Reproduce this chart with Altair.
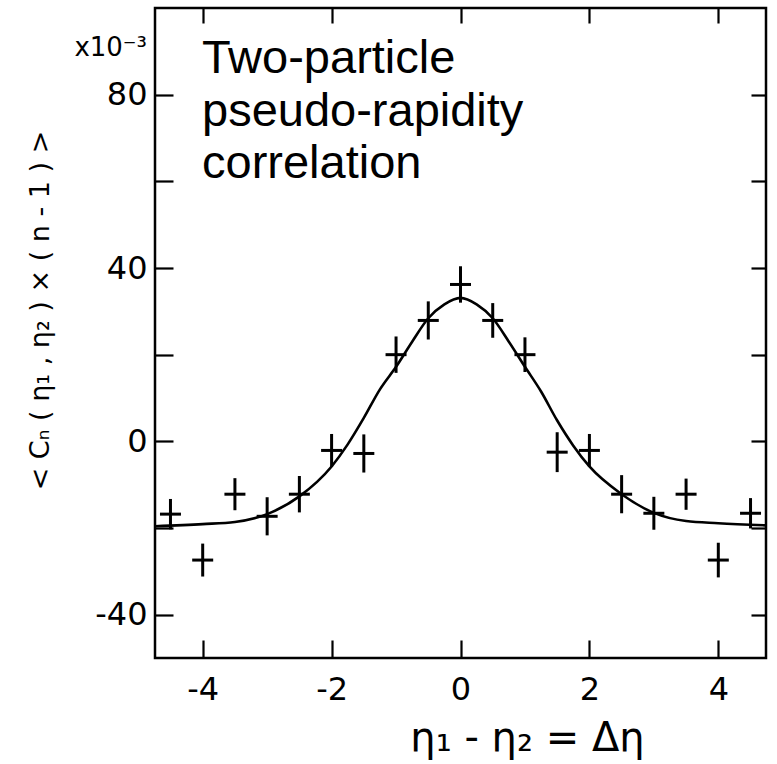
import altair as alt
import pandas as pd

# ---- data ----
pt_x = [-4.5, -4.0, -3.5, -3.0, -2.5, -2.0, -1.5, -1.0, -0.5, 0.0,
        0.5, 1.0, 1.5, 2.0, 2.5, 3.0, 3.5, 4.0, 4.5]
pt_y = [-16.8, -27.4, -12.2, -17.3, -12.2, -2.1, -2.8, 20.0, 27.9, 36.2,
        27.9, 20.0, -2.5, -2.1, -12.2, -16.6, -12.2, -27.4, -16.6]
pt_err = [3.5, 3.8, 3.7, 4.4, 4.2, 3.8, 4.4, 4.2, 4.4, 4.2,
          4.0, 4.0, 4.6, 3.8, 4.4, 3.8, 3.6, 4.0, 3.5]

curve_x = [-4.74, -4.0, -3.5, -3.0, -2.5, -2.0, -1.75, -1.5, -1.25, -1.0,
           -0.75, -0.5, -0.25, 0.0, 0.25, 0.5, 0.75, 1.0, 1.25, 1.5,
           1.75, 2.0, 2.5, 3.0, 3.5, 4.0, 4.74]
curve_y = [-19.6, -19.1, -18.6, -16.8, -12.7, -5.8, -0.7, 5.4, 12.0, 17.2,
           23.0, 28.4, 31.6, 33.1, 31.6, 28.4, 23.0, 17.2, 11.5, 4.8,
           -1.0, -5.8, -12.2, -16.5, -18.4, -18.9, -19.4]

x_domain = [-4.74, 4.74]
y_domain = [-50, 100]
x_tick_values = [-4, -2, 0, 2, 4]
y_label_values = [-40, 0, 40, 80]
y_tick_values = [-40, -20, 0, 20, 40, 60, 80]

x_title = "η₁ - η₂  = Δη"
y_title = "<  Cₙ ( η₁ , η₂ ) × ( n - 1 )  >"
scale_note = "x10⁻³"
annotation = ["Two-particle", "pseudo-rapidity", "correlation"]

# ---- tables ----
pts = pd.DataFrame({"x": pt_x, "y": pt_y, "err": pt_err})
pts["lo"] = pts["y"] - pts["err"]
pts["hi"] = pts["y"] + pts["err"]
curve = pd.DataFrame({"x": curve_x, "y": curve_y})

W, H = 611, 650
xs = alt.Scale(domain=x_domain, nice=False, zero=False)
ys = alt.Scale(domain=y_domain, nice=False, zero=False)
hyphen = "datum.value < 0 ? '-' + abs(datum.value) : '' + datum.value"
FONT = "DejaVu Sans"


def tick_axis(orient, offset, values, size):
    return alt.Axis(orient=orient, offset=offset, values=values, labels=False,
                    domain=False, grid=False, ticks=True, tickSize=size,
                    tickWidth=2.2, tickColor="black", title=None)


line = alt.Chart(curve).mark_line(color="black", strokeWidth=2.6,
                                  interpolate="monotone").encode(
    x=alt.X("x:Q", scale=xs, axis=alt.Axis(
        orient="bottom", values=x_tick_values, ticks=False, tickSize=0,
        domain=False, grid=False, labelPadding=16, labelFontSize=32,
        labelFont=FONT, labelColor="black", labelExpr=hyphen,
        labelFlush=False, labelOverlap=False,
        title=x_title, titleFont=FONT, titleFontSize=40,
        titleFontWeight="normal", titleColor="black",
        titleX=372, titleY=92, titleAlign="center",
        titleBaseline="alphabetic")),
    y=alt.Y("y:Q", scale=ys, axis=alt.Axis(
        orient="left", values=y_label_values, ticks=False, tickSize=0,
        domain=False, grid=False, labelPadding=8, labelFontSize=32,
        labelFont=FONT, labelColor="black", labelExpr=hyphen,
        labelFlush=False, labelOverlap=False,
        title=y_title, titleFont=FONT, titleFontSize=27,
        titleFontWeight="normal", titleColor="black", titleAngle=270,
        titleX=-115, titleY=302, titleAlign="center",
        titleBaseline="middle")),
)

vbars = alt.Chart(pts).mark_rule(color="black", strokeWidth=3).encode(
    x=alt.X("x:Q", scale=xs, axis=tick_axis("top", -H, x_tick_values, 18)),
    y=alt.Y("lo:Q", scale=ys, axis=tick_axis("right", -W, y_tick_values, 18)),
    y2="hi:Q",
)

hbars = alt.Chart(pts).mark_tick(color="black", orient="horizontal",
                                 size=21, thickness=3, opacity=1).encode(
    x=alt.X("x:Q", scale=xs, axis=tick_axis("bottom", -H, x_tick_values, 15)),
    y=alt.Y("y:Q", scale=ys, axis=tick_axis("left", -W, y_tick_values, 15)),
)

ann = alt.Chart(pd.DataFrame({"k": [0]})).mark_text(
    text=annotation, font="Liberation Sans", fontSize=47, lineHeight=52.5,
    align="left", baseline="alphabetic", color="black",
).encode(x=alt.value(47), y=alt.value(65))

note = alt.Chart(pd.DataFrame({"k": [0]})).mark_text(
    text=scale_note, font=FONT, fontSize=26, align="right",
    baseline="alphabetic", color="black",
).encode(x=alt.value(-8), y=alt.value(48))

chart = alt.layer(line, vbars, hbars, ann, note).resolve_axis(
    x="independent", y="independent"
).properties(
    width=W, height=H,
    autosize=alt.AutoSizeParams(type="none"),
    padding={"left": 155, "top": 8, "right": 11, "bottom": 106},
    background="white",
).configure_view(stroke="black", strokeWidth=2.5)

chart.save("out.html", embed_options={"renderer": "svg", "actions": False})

# # # # #

*What is required*
Leave out any pictures and return exactly the lines from the beginning of the data through the line with "y_tick_values = [-40, -20, 0, 20, 40, 60, 80]", inclusive.

*Exercise response*
Reproduce this chart with Altair.
import altair as alt
import pandas as pd

# ---- data ----
pt_x = [-4.5, -4.0, -3.5, -3.0, -2.5, -2.0, -1.5, -1.0, -0.5, 0.0,
        0.5, 1.0, 1.5, 2.0, 2.5, 3.0, 3.5, 4.0, 4.5]
pt_y = [-16.8, -27.4, -12.2, -17.3, -12.2, -2.1, -2.8, 20.0, 27.9, 36.2,
        27.9, 20.0, -2.5, -2.1, -12.2, -16.6, -12.2, -27.4, -16.6]
pt_err = [3.5, 3.8, 3.7, 4.4, 4.2, 3.8, 4.4, 4.2, 4.4, 4.2,
          4.0, 4.0, 4.6, 3.8, 4.4, 3.8, 3.6, 4.0, 3.5]

curve_x = [-4.74, -4.0, -3.5, -3.0, -2.5, -2.0, -1.75, -1.5, -1.25, -1.0,
           -0.75, -0.5, -0.25, 0.0, 0.25, 0.5, 0.75, 1.0, 1.25, 1.5,
           1.75, 2.0, 2.5, 3.0, 3.5, 4.0, 4.74]
curve_y = [-19.6, -19.1, -18.6, -16.8, -12.7, -5.8, -0.7, 5.4, 12.0, 17.2,
           23.0, 28.4, 31.6, 33.1, 31.6, 28.4, 23.0, 17.2, 11.5, 4.8,
           -1.0, -5.8, -12.2, -16.5, -18.4, -18.9, -19.4]

x_domain = [-4.74, 4.74]
y_domain = [-50, 100]
x_tick_values = [-4, -2, 0, 2, 4]
y_label_values = [-40, 0, 40, 80]
y_tick_values = [-40, -20, 0, 20, 40, 60, 80]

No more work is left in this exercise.